> _EXERCISE BRIEF_
Begin with the opening line of the records and extract each line through the one holding "const chartTitle = 'MADRID"; pictures are not part of the copy.

Entries from a dataset:
--- begin ---
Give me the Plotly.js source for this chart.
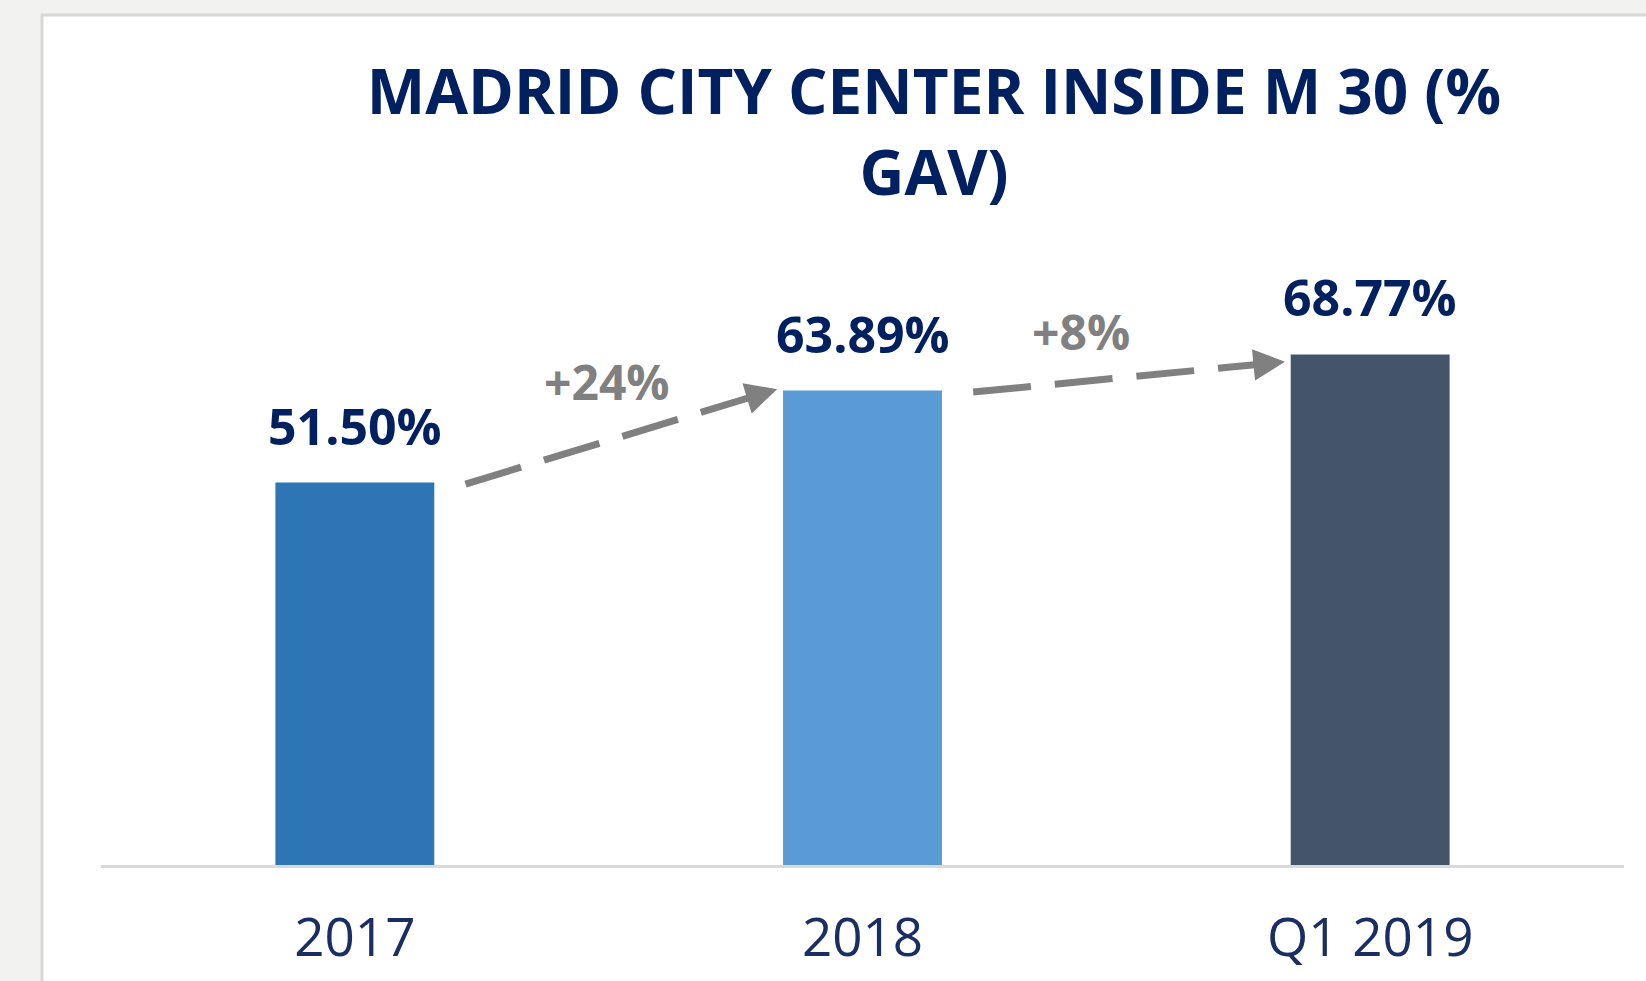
<!DOCTYPE html>
<html>
<head>
<meta charset="utf-8">
<script src="https://cdn.plot.ly/plotly-3.0.1.min.js"></script>
<style>
  html, body { margin: 0; padding: 0; background: #f2f2f0; }
  #chart { width: 1646px; height: 981px; }
</style>
</head>
<body>
<div id="chart"></div>
<script>
// ---- data ----
const categories = ['2017', '2018', 'Q1 2019'];
const shareValues = [51.50, 63.89, 68.77];
const barColors = ['#2E75B6', '#5B9BD5', '#44546A'];
const growthLabels = ['+24%', '+8%'];
const chartTitle = 'MADRID CITY CENTER INSIDE M 30 (%<br>GAV)';

// ---- layout constants ----
const W = 1646, H = 981;
const M = { l: 101, r: 22, t: 271, b: 116 };
const yMax = 80;
const plotW = W - M.l - M.r, plotH = H - M.t - M.b;
const pxPerCat = plotW / categories.length;
const pxPerUnit = plotH / yMax;

const navy = '#002060';
const grey = '#808080';
const FONT = 'Open Sans, sans-serif';

const barTrace = {
  type: 'bar',
  x: categories,
  y: shareValues,
  marker: { color: barColors, line: { width: 0 } },
  hoverinfo: 'skip'
};

// value labels
const annotations = shareValues.map((v, i) => ({
  x: i, y: v, xref: 'x', yref: 'y',
  text: v.toFixed(2) + '%',
  showarrow: false, yanchor: 'bottom', yshift: 21,
  font: { family: FONT, size: 50, color: navy, weight: 700 }
}));

// growth arrows (dashed line shapes + arrow heads)
const shapes = [];
const startDx = 0.218, tipDx = 0.168;
const tipDy = [0.2, -1.0];
const labelPos = [{ dx: 0.496, y: 65.1 }, { dx: 0.43, y: 71.8 }];
for (let i = 0; i < shareValues.length - 1; i++) {
  const x0 = i + startDx, y0 = shareValues[i] - 0.2;
  const x1 = i + 1 - tipDx, y1 = shareValues[i + 1] + tipDy[i];
  const dxp = (x1 - x0) * pxPerCat, dyp = (y1 - y0) * pxPerUnit;
  const len = Math.sqrt(dxp * dxp + dyp * dyp);
  const ux = dxp / len, uy = dyp / len;
  const headLen = 20;
  shapes.push({
    type: 'line', xref: 'x', yref: 'y',
    x0: x0, y0: y0,
    x1: x1 - ux * headLen / pxPerCat, y1: y1 - uy * headLen / pxPerUnit,
    line: { color: grey, width: 7, dash: '58px,24px' }
  });
  annotations.push({
    x: x1, y: y1, xref: 'x', yref: 'y',
    ax: -ux * 24, ay: uy * 24,
    text: '', showarrow: true, arrowhead: 2, arrowsize: 0.9, arrowwidth: 7,
    arrowcolor: grey, standoff: 0
  });
  annotations.push({
    x: i + labelPos[i].dx, y: labelPos[i].y, xref: 'x', yref: 'y',
    text: growthLabels[i], showarrow: false, yanchor: 'middle',
    font: { family: FONT, size: 48, color: grey, weight: 700 }
  });
}

// white panel with border
shapes.unshift({
  type: 'rect', xref: 'paper', yref: 'paper', layer: 'below',
  x0: (42 - M.l) / plotW, x1: (W + 20 - M.l) / plotW,
  y0: -(H + 20 - (H - M.b)) / plotH, y1: ((H - M.b) - 15) / plotH,
  fillcolor: '#ffffff', line: { color: '#d8d8d8', width: 3 }
});

const layout = {
  width: W, height: H,
  margin: M,
  paper_bgcolor: '#f2f2f0',
  plot_bgcolor: 'rgba(0,0,0,0)',
  showlegend: false,
  bargap: 0.687,
  title: {
    text: chartTitle,
    font: { family: FONT, size: 62, color: navy, weight: 700 },
    x: 934 / W, xref: 'container', xanchor: 'center',
    y: 1 - 114 / H, yref: 'container', yanchor: 'top'
  },
  xaxis: {
    type: 'category',
    showline: true, linecolor: '#d9d9d9', linewidth: 3,
    showgrid: false, zeroline: false, ticks: '',
    ticklabelstandoff: 24,
    tickfont: { family: FONT, size: 53, color: '#1B2E63' },
    fixedrange: true
  },
  yaxis: {
    range: [0, yMax], visible: false, showgrid: false, zeroline: false,
    fixedrange: true
  },
  shapes: shapes,
  annotations: annotations
};

Plotly.newPlot('chart', [barTrace], layout, { displayModeBar: false, staticPlot: true });
</script>
</body>
</html>
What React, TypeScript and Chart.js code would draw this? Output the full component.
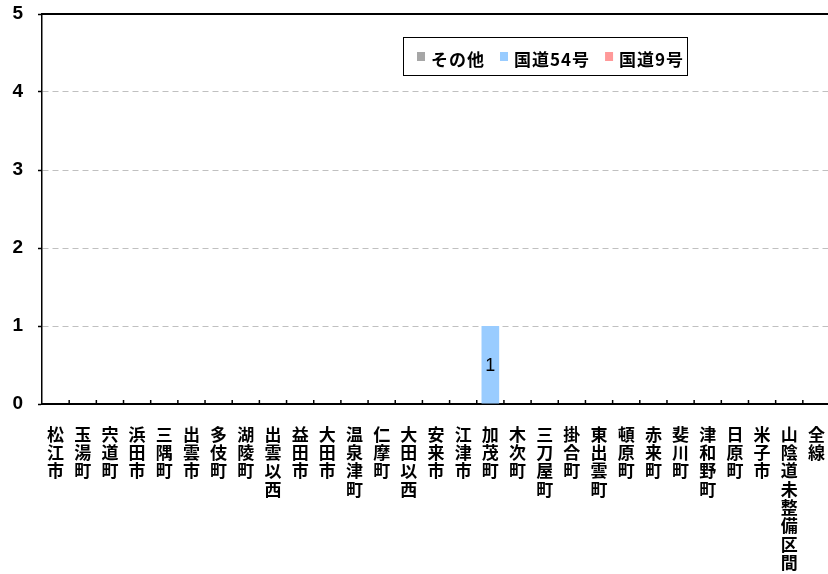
import React, { useEffect, useRef } from "react";
import { Chart, registerables } from "chart.js";

Chart.register(...registerables);

const categories: string[] = [
  "松江市", "玉湯町", "宍道町", "浜田市", "三隅町", "出雲市", "多伎町", "湖陵町", "出雲以西",
  "益田市", "大田市", "温泉津町", "仁摩町", "大田以西", "安来市", "江津市", "加茂町", "木次町",
  "三刀屋町", "掛合町", "東出雲町", "頓原町", "赤来町", "斐川町", "津和野町", "日原町", "米子市",
  "山陰道未整備区間", "全線",
];

const seriesNames: string[] = ["その他", "国道54号", "国道9号"];
const seriesColors: string[] = ["#a6a6a6", "#99ccff", "#ff9999"];

const sonota: number[] = [0, 0, 0, 0, 0, 0, 0, 0, 0, 0, 0, 0, 0, 0, 0, 0, 0, 0, 0, 0, 0, 0, 0, 0, 0, 0, 0, 0, 0];
const kokudo54: number[] = [0, 0, 0, 0, 0, 0, 0, 0, 0, 0, 0, 0, 0, 0, 0, 0, 1, 0, 0, 0, 0, 0, 0, 0, 0, 0, 0, 0, 0];
const kokudo9: number[] = [0, 0, 0, 0, 0, 0, 0, 0, 0, 0, 0, 0, 0, 0, 0, 0, 0, 0, 0, 0, 0, 0, 0, 0, 0, 0, 0, 0, 0];

const yMin = 0;
const yMax = 5;
const yStep = 1;

const CJK = "'Noto Sans CJK JP', sans-serif";
const LAT = "'Liberation Sans', Arial, sans-serif";

const decorPlugin = {
  id: "decor",
  afterDraw(chart: any) {
    const { ctx, chartArea, scales } = chart;
    const xs = scales.x;
    ctx.save();
    // top border
    ctx.strokeStyle = "#000";
    ctx.lineWidth = 2;
    ctx.beginPath();
    ctx.moveTo(chartArea.left - 1, chartArea.top);
    ctx.lineTo(chartArea.right, chartArea.top);
    ctx.stroke();
    // inner category ticks
    ctx.lineWidth = 1.5;
    for (let i = 1; i < categories.length; i++) {
      const x = (xs.getPixelForValue(i - 1) + xs.getPixelForValue(i)) / 2;
      ctx.beginPath();
      ctx.moveTo(x, chartArea.bottom);
      ctx.lineTo(x, chartArea.bottom - 4);
      ctx.stroke();
    }
    // value labels
    ctx.fillStyle = "#000";
    ctx.font = `18px ${LAT}`;
    ctx.textAlign = "center";
    ctx.textBaseline = "middle";
    chart.data.datasets.forEach((ds: any, di: number) => {
      const meta = chart.getDatasetMeta(di);
      meta.data.forEach((el: any, i: number) => {
        const v = ds.data[i];
        if (v > 0) {
          ctx.fillText(String(v), el.x, (el.y + el.base) / 2 + 1);
        }
      });
    });
    // legend box
    const lx = 403, ly = 37, lw = 284, lh = 38;
    ctx.fillStyle = "#fff";
    ctx.fillRect(lx, ly, lw, lh);
    ctx.strokeStyle = "#000";
    ctx.lineWidth = 1;
    ctx.strokeRect(lx + 0.5, ly + 0.5, lw, lh);
    ctx.font = `bold 17px ${CJK}`;
    (ctx as any).letterSpacing = "1px";
    ctx.textAlign = "left";
    ctx.textBaseline = "middle";
    let cx = lx + 14;
    chart.data.datasets.forEach((ds: any) => {
      ctx.fillStyle = ds.backgroundColor;
      ctx.fillRect(cx, ly + 15, 8, 9);
      ctx.fillStyle = "#000";
      ctx.fillText(ds.label, cx + 14, ly + 23);
      cx += 14 + ctx.measureText(ds.label).width + 15;
    });
    (ctx as any).letterSpacing = "0px";
    ctx.restore();
  },
};

export default function App() {
  const ref = useRef<HTMLCanvasElement | null>(null);
  useEffect(() => {
    if (!ref.current) return;
    const values = [sonota, kokudo54, kokudo9];
    const chart = new Chart(ref.current, {
      type: "bar",
      data: {
        labels: categories.map((c) => c.split("")),
        datasets: seriesNames.map((name, i) => ({
          label: name,
          data: values[i],
          backgroundColor: seriesColors[i],
          borderWidth: 0,
          barPercentage: 0.65,
          categoryPercentage: 1,
        })),
      },
      options: {
        responsive: false,
        animation: false,
        events: [],
        layout: { padding: { top: 14, right: 0, left: 0, bottom: 0 } },
        plugins: { legend: { display: false }, tooltip: { enabled: false } },
        scales: {
          x: {
            stacked: true,
            grid: { display: false },
            border: { display: true, color: "#000", width: 2 },
            ticks: {
              autoSkip: false,
              maxRotation: 0,
              minRotation: 0,
              padding: 13,
              color: "#000",
              font: { family: CJK, size: 17, weight: "bold", lineHeight: 1.08 },
            },
            afterFit: (s: any) => {
              s.height = 170;
              s.paddingLeft = 0;
              s.paddingRight = 0;
            },
          },
          y: {
            stacked: true,
            min: yMin,
            max: yMax,
            ticks: {
              stepSize: yStep,
              padding: 15,
              color: "#000",
              font: { family: LAT, size: 19, weight: "bold" },
            },
            grid: {
              color: (c: any) => (c.tick && (c.tick.value === 0 || c.tick.value === 5) ? "rgba(0,0,0,0)" : "#c0c0c0"),
              lineWidth: 1,
              drawTicks: true,
              tickLength: 4,
              tickColor: "#000",
              tickWidth: 1.5,
              tickBorderDash: [],
            },
            border: { display: true, color: "#000", width: 1.5, dash: [6, 4] },
            afterFit: (s: any) => {
              s.width = 42;
              s.paddingTop = 0;
              s.paddingBottom = 0;
            },
          },
        },
      },
      plugins: [decorPlugin],
    });
    return () => chart.destroy();
  }, []);
  return (
    <div style={{ position: "absolute", left: 0, top: 0, width: 828, height: 574, overflow: "hidden", background: "#fff" }}>
      <canvas ref={ref} width={830} height={574} style={{ display: "block" }} />
    </div>
  );
}
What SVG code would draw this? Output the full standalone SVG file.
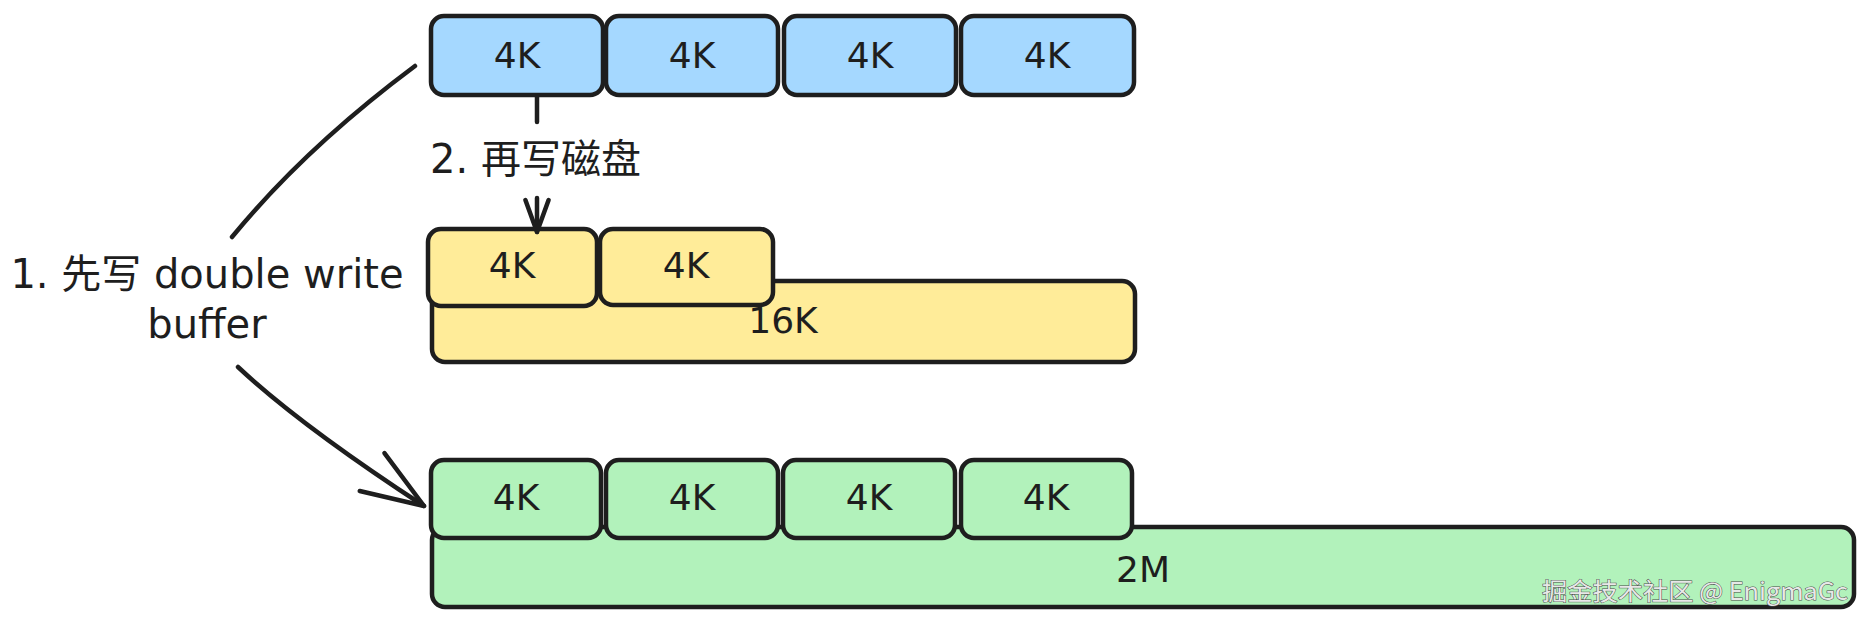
<svg xmlns="http://www.w3.org/2000/svg" width="1872" height="624" viewBox="0 0 1872 624">
<style>
.box{stroke:#1e1e1e;stroke-width:4.5;stroke-linejoin:round}
.blue{fill:#a5d8ff}
.yellow{fill:#ffec99}
.green{fill:#b2f2bb}
.lbl{font-family:"DejaVu Sans","Noto Sans CJK SC",sans-serif;font-size:36px;fill:#1e1e1e;text-anchor:middle}
.note{font-family:"DejaVu Sans","Noto Sans CJK SC",sans-serif;font-size:40px;fill:#1e1e1e}
.wire{fill:none;stroke:#1e1e1e;stroke-width:4.5;stroke-linecap:round}
.wm{font-family:"Noto Sans CJK SC","Noto Sans",sans-serif;font-size:24px;fill:#e8e8e8;stroke:#4a4a4a;stroke-width:1;paint-order:stroke}
</style>
<defs>
<marker id="headL" markerUnits="userSpaceOnUse" orient="auto" refX="70" refY="30" markerWidth="80" markerHeight="60" overflow="visible">
<path d="M8,7.4 L70,30 L8,52.6" fill="none" stroke="#1e1e1e" stroke-width="4.5" stroke-linecap="round" stroke-linejoin="round"/>
</marker>
<marker id="headS" markerUnits="userSpaceOnUse" orient="auto" refX="70" refY="30" markerWidth="80" markerHeight="60" overflow="visible">
<path d="M38,18.4 L70,30 L38,41.6" fill="none" stroke="#1e1e1e" stroke-width="4.5" stroke-linecap="round" stroke-linejoin="round"/>
</marker>
</defs>

<g id="blue-1"><rect class="box blue" x="431" y="16" width="172" height="79" rx="13"/><text class="lbl" x="517" y="68">4K</text></g>
<g id="blue-2"><rect class="box blue" x="606" y="16" width="172" height="79" rx="13"/><text class="lbl" x="692" y="68">4K</text></g>
<g id="blue-3"><rect class="box blue" x="784" y="16" width="172" height="79" rx="13"/><text class="lbl" x="870" y="68">4K</text></g>
<g id="blue-4"><rect class="box blue" x="961" y="16" width="173" height="79" rx="13"/><text class="lbl" x="1047" y="68">4K</text></g>

<g id="yellow-16k"><rect class="box yellow" x="432" y="281" width="703" height="81" rx="13"/><text class="lbl" x="783" y="333">16K</text></g>
<g id="yellow-1"><rect class="box yellow" x="428" y="229" width="169" height="77" rx="13"/><text class="lbl" x="512" y="278">4K</text></g>
<g id="yellow-2"><rect class="box yellow" x="600" y="229" width="173" height="76" rx="13"/><text class="lbl" x="686" y="278">4K</text></g>

<g id="green-2m"><rect class="box green" x="432" y="527" width="1422" height="80" rx="13"/><text class="lbl" x="1143" y="582">2M</text></g>
<g id="green-1"><rect class="box green" x="431" y="460" width="170" height="78" rx="13"/><text class="lbl" x="516" y="510">4K</text></g>
<g id="green-2"><rect class="box green" x="606" y="460" width="172" height="78" rx="13"/><text class="lbl" x="692" y="510">4K</text></g>
<g id="green-3"><rect class="box green" x="783" y="460" width="172" height="78" rx="13"/><text class="lbl" x="869" y="510">4K</text></g>
<g id="green-4"><rect class="box green" x="961" y="460" width="171" height="78" rx="13"/><text class="lbl" x="1046" y="510">4K</text></g>

<g id="connectors">
<path class="wire" d="M415,66 Q305,148 232,237"/>
<path class="wire" d="M238,367 Q300,425 424,506" marker-end="url(#headL)"/>
<text class="note" x="207" y="288" text-anchor="middle">1. 先写 double write</text>
<text class="note" x="207" y="338" text-anchor="middle">buffer</text>
<path class="wire" d="M537,97 V122"/>
<path class="wire" d="M537,198 V232" marker-end="url(#headS)"/>
<text class="note" x="430" y="173">2. 再写磁盘</text>
</g>

<text class="wm" x="1542" y="600" textLength="306" lengthAdjust="spacingAndGlyphs">掘金技术社区 @ EnigmaGc</text>
</svg>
--- end ---
> _SOLUTION TO THIS EXERCISE_
Give me the Plotly.js source for this chart.
<!DOCTYPE html>
<html>
<head>
<meta charset="utf-8">
<script src="https://cdn.plot.ly/plotly-3.0.1.min.js"></script>
<style>
  html, body { margin: 0; padding: 0; background: #f2f2f0; }
  #chart { width: 1646px; height: 981px; }
</style>
</head>
<body>
<div id="chart"></div>
<script>
// ---- data ----
const categories = ['2017', '2018', 'Q1 2019'];
const shareValues = [51.50, 63.89, 68.77];
const barColors = ['#2E75B6', '#5B9BD5', '#44546A'];
const growthLabels = ['+24%', '+8%'];
const chartTitle = 'MADRID CITY CENTER INSIDE M 30 (%<br>GAV)';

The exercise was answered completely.